___ Input

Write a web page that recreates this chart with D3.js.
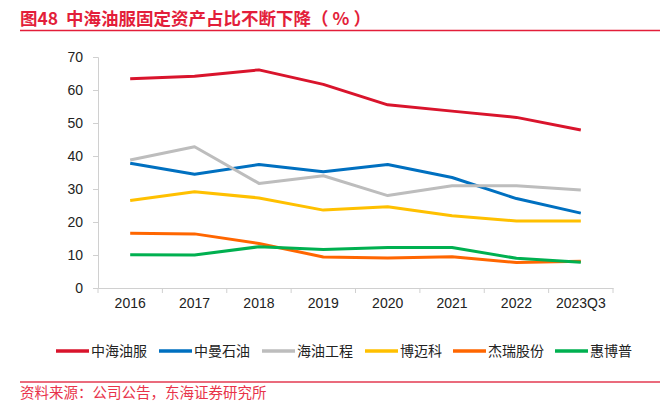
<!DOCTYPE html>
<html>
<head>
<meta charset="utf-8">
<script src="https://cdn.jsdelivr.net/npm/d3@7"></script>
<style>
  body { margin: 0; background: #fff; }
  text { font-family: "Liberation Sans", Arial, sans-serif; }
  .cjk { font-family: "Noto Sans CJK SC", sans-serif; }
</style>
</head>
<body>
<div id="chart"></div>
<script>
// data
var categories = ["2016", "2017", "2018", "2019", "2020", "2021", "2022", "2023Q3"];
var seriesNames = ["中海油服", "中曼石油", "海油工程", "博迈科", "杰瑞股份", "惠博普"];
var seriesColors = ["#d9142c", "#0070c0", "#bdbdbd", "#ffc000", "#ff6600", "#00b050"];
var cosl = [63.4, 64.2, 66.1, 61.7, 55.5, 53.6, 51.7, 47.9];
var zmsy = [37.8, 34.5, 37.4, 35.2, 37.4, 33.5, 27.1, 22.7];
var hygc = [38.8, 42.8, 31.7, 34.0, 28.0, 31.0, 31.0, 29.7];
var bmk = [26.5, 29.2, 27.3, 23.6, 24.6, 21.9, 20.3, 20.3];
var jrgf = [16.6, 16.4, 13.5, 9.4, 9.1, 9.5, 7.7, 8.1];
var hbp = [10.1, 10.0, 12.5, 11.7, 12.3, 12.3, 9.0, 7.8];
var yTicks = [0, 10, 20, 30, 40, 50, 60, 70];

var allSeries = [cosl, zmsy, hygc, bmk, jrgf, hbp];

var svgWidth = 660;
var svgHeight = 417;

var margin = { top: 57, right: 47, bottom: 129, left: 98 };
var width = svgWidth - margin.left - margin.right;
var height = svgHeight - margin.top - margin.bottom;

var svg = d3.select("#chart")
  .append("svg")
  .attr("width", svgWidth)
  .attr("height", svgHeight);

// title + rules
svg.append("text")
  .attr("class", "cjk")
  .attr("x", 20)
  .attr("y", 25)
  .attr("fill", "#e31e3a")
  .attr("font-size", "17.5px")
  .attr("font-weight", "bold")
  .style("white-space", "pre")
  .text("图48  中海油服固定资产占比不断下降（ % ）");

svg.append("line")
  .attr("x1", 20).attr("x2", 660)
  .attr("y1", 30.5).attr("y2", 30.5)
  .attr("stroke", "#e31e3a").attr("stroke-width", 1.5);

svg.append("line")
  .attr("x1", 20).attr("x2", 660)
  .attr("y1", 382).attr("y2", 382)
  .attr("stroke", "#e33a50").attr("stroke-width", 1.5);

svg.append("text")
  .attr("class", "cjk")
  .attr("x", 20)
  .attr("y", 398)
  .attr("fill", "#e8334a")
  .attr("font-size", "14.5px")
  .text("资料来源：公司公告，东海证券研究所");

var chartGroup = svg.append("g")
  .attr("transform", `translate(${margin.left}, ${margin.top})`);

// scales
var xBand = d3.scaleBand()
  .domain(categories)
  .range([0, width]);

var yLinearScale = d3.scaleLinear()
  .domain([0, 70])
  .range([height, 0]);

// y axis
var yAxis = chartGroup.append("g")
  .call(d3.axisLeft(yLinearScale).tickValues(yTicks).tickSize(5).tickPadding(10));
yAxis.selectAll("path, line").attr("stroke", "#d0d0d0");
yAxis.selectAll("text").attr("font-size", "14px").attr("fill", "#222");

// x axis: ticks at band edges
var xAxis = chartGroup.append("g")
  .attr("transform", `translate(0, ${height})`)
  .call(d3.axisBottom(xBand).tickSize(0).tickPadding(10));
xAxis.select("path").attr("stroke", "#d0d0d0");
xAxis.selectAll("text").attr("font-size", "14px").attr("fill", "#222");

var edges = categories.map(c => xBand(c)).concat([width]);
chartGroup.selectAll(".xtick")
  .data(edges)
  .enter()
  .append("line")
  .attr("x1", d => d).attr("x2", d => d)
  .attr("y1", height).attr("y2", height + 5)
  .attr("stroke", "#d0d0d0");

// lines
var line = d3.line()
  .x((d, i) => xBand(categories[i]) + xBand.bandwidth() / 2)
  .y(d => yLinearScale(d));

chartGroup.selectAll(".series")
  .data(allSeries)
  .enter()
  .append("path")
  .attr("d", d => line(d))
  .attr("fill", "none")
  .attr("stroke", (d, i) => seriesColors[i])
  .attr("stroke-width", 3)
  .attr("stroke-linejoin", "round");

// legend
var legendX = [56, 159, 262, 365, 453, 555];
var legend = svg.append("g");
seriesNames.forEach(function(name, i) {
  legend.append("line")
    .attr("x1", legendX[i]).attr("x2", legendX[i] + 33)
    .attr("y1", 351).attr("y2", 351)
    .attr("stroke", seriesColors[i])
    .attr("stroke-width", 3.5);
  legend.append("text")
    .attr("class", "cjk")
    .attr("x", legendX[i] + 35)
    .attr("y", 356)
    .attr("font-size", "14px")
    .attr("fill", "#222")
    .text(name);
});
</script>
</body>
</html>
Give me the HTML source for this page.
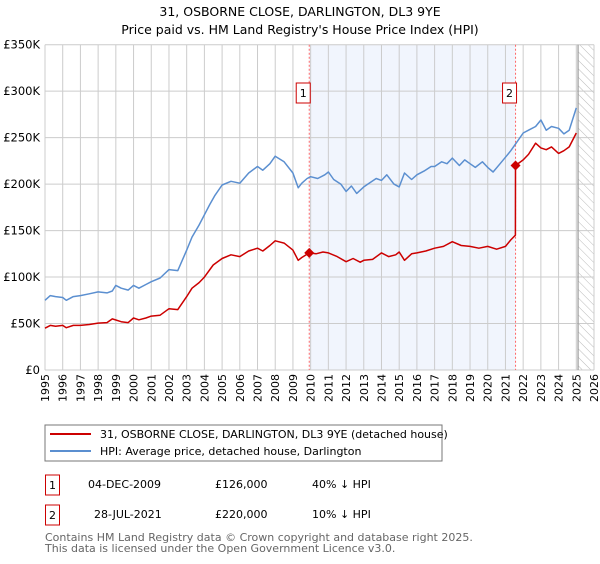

______

## Stated goal
Write out all the entries exactly, except for the pictures.

## Response
Write a web page that recreates this chart with D3.js.
<!DOCTYPE html>
<html>
<head>
<meta charset="utf-8">
<script src="https://cdn.jsdelivr.net/npm/d3@7"></script>
<style>
  body { margin: 0; background: #fff; }
  text { font-family: "Liberation Sans", Arial, sans-serif; }
  .cjk { font-family: "Noto Sans CJK SC", sans-serif; }
</style>
</head>
<body>
<div id="chart"></div>
<script>
// data
var categories = ["2016", "2017", "2018", "2019", "2020", "2021", "2022", "2023Q3"];
var seriesNames = ["中海油服", "中曼石油", "海油工程", "博迈科", "杰瑞股份", "惠博普"];
var seriesColors = ["#d9142c", "#0070c0", "#bdbdbd", "#ffc000", "#ff6600", "#00b050"];
var cosl = [63.4, 64.2, 66.1, 61.7, 55.5, 53.6, 51.7, 47.9];
var zmsy = [37.8, 34.5, 37.4, 35.2, 37.4, 33.5, 27.1, 22.7];
var hygc = [38.8, 42.8, 31.7, 34.0, 28.0, 31.0, 31.0, 29.7];
var bmk = [26.5, 29.2, 27.3, 23.6, 24.6, 21.9, 20.3, 20.3];
var jrgf = [16.6, 16.4, 13.5, 9.4, 9.1, 9.5, 7.7, 8.1];
var hbp = [10.1, 10.0, 12.5, 11.7, 12.3, 12.3, 9.0, 7.8];
var yTicks = [0, 10, 20, 30, 40, 50, 60, 70];

var allSeries = [cosl, zmsy, hygc, bmk, jrgf, hbp];

var svgWidth = 660;
var svgHeight = 417;

var margin = { top: 57, right: 47, bottom: 129, left: 98 };
var width = svgWidth - margin.left - margin.right;
var height = svgHeight - margin.top - margin.bottom;

var svg = d3.select("#chart")
  .append("svg")
  .attr("width", svgWidth)
  .attr("height", svgHeight);

// title + rules
svg.append("text")
  .attr("class", "cjk")
  .attr("x", 20)
  .attr("y", 25)
  .attr("fill", "#e31e3a")
  .attr("font-size", "17.5px")
  .attr("font-weight", "bold")
  .style("white-space", "pre")
  .text("图48  中海油服固定资产占比不断下降（ % ）");

svg.append("line")
  .attr("x1", 20).attr("x2", 660)
  .attr("y1", 30.5).attr("y2", 30.5)
  .attr("stroke", "#e31e3a").attr("stroke-width", 1.5);

svg.append("line")
  .attr("x1", 20).attr("x2", 660)
  .attr("y1", 382).attr("y2", 382)
  .attr("stroke", "#e33a50").attr("stroke-width", 1.5);

svg.append("text")
  .attr("class", "cjk")
  .attr("x", 20)
  .attr("y", 398)
  .attr("fill", "#e8334a")
  .attr("font-size", "14.5px")
  .text("资料来源：公司公告，东海证券研究所");

var chartGroup = svg.append("g")
  .attr("transform", `translate(${margin.left}, ${margin.top})`);

// scales
var xBand = d3.scaleBand()
  .domain(categories)
  .range([0, width]);

var yLinearScale = d3.scaleLinear()
  .domain([0, 70])
  .range([height, 0]);

// y axis
var yAxis = chartGroup.append("g")
  .call(d3.axisLeft(yLinearScale).tickValues(yTicks).tickSize(5).tickPadding(10));
yAxis.selectAll("path, line").attr("stroke", "#d0d0d0");
yAxis.selectAll("text").attr("font-size", "14px").attr("fill", "#222");

// x axis: ticks at band edges
var xAxis = chartGroup.append("g")
  .attr("transform", `translate(0, ${height})`)
  .call(d3.axisBottom(xBand).tickSize(0).tickPadding(10));
xAxis.select("path").attr("stroke", "#d0d0d0");
xAxis.selectAll("text").attr("font-size", "14px").attr("fill", "#222");

var edges = categories.map(c => xBand(c)).concat([width]);
chartGroup.selectAll(".xtick")
  .data(edges)
  .enter()
  .append("line")
  .attr("x1", d => d).attr("x2", d => d)
  .attr("y1", height).attr("y2", height + 5)
  .attr("stroke", "#d0d0d0");

// lines
var line = d3.line()
  .x((d, i) => xBand(categories[i]) + xBand.bandwidth() / 2)
  .y(d => yLinearScale(d));

chartGroup.selectAll(".series")
  .data(allSeries)
  .enter()
  .append("path")
  .attr("d", d => line(d))
  .attr("fill", "none")
  .attr("stroke", (d, i) => seriesColors[i])
  .attr("stroke-width", 3)
  .attr("stroke-linejoin", "round");

// legend
var legendX = [56, 159, 262, 365, 453, 555];
var legend = svg.append("g");
seriesNames.forEach(function(name, i) {
  legend.append("line")
    .attr("x1", legendX[i]).attr("x2", legendX[i] + 33)
    .attr("y1", 351).attr("y2", 351)
    .attr("stroke", seriesColors[i])
    .attr("stroke-width", 3.5);
  legend.append("text")
    .attr("class", "cjk")
    .attr("x", legendX[i] + 35)
    .attr("y", 356)
    .attr("font-size", "14px")
    .attr("fill", "#222")
    .text(name);
});
</script>
</body>
</html>
Give me the HTML source for this page.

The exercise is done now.